* _Instruction_:
Give back the exact lines spanning from the line with "Reproduce this chart" to the line with "const binCount = 50;", with both of those lines included and no others.
### Extracted data ###
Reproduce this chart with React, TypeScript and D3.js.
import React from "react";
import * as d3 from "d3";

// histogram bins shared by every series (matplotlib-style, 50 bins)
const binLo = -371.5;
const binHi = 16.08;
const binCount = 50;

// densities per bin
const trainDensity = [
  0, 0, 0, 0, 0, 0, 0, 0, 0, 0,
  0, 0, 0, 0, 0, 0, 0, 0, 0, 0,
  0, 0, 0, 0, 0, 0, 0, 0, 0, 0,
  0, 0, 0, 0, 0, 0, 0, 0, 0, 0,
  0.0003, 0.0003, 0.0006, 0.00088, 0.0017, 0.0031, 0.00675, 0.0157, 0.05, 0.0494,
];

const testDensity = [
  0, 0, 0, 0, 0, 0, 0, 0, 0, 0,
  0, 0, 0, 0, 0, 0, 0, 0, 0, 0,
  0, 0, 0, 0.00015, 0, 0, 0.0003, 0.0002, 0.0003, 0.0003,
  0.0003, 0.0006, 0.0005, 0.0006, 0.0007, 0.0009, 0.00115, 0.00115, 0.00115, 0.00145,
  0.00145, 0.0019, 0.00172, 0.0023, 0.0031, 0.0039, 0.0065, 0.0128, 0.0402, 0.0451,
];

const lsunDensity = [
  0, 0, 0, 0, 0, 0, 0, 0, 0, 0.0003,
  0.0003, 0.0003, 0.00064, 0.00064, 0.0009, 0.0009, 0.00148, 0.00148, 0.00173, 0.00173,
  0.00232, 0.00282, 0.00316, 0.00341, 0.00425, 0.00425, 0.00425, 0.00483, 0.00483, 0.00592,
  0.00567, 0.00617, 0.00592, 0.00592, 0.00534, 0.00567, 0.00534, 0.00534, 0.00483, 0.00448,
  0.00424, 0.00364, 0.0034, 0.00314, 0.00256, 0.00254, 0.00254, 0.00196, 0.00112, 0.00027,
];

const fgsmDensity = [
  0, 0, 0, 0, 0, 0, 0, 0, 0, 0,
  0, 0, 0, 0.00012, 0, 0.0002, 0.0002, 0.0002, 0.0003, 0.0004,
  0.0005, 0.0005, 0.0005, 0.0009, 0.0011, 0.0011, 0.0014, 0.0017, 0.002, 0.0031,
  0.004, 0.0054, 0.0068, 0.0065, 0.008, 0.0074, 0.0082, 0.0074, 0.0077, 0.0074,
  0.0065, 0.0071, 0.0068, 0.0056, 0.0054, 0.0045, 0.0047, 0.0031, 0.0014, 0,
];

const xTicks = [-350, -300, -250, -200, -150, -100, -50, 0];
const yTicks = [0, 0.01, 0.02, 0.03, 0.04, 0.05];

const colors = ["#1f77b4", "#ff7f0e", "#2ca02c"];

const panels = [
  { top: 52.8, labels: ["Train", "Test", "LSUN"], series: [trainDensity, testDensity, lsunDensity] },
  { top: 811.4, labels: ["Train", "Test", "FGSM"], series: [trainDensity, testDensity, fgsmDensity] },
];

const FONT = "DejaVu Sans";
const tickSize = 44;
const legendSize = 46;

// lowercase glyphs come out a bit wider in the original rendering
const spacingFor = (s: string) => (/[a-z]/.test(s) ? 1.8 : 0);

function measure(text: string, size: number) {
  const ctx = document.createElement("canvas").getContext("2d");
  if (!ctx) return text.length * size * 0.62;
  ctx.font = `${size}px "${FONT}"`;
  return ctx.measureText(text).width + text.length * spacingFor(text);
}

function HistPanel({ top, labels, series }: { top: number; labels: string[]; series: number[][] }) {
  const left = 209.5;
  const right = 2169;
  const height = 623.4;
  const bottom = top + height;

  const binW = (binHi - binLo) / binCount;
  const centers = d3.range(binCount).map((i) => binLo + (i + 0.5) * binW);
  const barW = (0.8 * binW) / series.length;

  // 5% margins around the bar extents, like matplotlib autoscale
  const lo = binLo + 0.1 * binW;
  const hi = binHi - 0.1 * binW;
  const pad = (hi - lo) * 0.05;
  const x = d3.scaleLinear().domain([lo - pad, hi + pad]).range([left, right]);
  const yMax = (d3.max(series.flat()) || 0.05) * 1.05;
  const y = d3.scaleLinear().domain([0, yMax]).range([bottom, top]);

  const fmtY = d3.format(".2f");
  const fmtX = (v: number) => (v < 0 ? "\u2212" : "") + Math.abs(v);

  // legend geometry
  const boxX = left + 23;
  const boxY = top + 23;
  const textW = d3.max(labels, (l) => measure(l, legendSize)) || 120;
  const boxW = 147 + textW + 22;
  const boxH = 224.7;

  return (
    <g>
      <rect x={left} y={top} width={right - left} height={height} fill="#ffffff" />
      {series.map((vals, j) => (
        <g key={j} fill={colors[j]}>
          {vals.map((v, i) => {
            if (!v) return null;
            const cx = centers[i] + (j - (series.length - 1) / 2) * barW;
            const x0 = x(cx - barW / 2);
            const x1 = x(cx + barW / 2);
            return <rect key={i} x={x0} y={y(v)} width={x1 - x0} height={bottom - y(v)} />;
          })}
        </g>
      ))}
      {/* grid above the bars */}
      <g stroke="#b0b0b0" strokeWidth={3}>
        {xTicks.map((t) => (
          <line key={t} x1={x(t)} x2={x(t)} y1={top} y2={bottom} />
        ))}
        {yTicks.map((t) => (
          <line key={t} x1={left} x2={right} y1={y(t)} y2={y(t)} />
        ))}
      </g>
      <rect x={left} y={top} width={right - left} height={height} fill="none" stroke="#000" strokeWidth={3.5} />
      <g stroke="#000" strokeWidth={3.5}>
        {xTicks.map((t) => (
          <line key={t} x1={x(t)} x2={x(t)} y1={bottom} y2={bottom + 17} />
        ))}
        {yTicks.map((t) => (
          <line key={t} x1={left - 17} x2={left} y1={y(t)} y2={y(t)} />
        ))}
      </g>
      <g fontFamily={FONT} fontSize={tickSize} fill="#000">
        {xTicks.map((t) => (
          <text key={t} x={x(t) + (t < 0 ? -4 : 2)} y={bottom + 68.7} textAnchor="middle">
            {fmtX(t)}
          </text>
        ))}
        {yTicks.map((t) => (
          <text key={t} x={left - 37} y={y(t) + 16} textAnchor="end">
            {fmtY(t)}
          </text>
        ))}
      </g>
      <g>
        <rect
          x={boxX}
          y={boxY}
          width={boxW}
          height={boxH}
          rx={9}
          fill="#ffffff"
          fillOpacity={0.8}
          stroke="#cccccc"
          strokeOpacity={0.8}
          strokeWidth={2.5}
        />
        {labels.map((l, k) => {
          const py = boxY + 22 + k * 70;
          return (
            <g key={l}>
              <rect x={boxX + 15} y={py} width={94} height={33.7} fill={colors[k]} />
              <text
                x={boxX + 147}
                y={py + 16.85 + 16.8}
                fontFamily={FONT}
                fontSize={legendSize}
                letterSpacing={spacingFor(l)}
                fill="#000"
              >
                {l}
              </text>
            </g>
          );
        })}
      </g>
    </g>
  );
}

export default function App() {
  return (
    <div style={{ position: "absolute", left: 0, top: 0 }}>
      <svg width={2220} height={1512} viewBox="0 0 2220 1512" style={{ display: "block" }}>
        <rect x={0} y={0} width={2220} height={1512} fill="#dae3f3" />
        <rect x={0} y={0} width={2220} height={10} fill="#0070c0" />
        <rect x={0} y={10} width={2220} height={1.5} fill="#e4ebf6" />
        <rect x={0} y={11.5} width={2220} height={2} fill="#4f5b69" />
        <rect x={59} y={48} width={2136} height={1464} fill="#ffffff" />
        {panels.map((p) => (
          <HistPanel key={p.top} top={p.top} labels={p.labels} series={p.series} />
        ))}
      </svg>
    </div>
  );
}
###
### Extracted data ###
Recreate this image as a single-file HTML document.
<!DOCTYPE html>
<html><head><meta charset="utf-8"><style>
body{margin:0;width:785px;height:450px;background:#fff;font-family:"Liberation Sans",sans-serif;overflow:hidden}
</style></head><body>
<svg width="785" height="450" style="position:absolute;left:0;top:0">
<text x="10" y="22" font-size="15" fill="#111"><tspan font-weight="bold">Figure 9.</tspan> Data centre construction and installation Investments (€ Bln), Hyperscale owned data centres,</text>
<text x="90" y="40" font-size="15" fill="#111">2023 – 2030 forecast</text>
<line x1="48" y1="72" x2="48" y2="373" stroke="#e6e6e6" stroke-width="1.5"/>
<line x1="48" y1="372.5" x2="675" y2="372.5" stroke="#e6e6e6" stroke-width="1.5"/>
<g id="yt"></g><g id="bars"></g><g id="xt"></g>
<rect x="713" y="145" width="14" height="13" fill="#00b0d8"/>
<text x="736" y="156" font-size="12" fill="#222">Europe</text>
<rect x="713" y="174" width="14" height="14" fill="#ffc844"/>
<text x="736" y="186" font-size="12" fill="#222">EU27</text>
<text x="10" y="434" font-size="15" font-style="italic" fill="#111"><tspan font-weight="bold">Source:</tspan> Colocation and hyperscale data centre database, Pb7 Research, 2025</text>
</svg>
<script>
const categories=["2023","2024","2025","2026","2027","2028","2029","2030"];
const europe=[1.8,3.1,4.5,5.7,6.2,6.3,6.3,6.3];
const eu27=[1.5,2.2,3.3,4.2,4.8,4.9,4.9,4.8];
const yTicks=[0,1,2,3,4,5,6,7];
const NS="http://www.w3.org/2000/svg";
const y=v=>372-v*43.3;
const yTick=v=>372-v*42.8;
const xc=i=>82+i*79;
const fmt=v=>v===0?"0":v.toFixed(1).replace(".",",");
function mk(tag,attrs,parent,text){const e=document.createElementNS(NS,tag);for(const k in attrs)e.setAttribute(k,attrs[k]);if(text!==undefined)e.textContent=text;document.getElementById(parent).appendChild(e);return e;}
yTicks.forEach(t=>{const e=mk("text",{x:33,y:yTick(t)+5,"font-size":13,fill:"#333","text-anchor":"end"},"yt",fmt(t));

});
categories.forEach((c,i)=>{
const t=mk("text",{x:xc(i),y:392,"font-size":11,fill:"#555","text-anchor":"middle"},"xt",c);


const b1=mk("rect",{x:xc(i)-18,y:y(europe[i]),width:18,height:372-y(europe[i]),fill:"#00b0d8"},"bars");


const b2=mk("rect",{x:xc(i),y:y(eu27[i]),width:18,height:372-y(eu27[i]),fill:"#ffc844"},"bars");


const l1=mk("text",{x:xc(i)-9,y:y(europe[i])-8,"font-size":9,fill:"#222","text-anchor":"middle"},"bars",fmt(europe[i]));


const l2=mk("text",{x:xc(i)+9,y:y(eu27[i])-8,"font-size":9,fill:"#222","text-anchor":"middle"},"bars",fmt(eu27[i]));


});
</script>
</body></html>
###
### Extracted data ###
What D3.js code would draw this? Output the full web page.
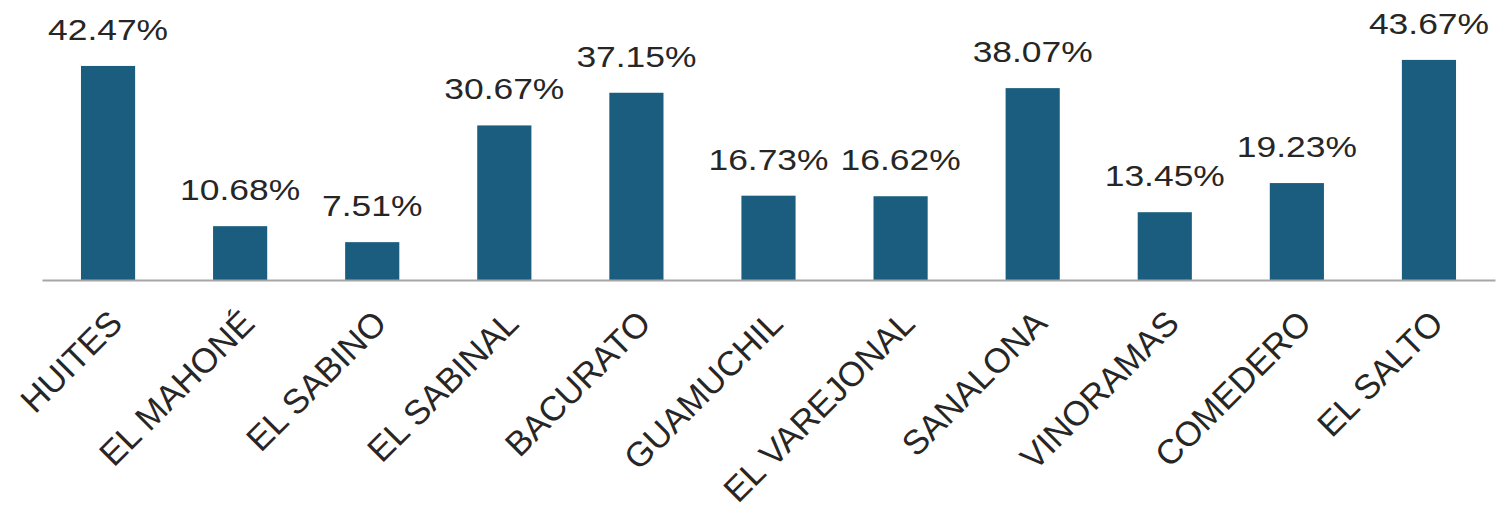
###
* _Output of the exercise_:
Reproduce this chart with React, TypeScript and D3.js.
import React from "react";
import * as d3 from "d3";

// histogram bins shared by every series (matplotlib-style, 50 bins)
const binLo = -371.5;
const binHi = 16.08;
const binCount = 50;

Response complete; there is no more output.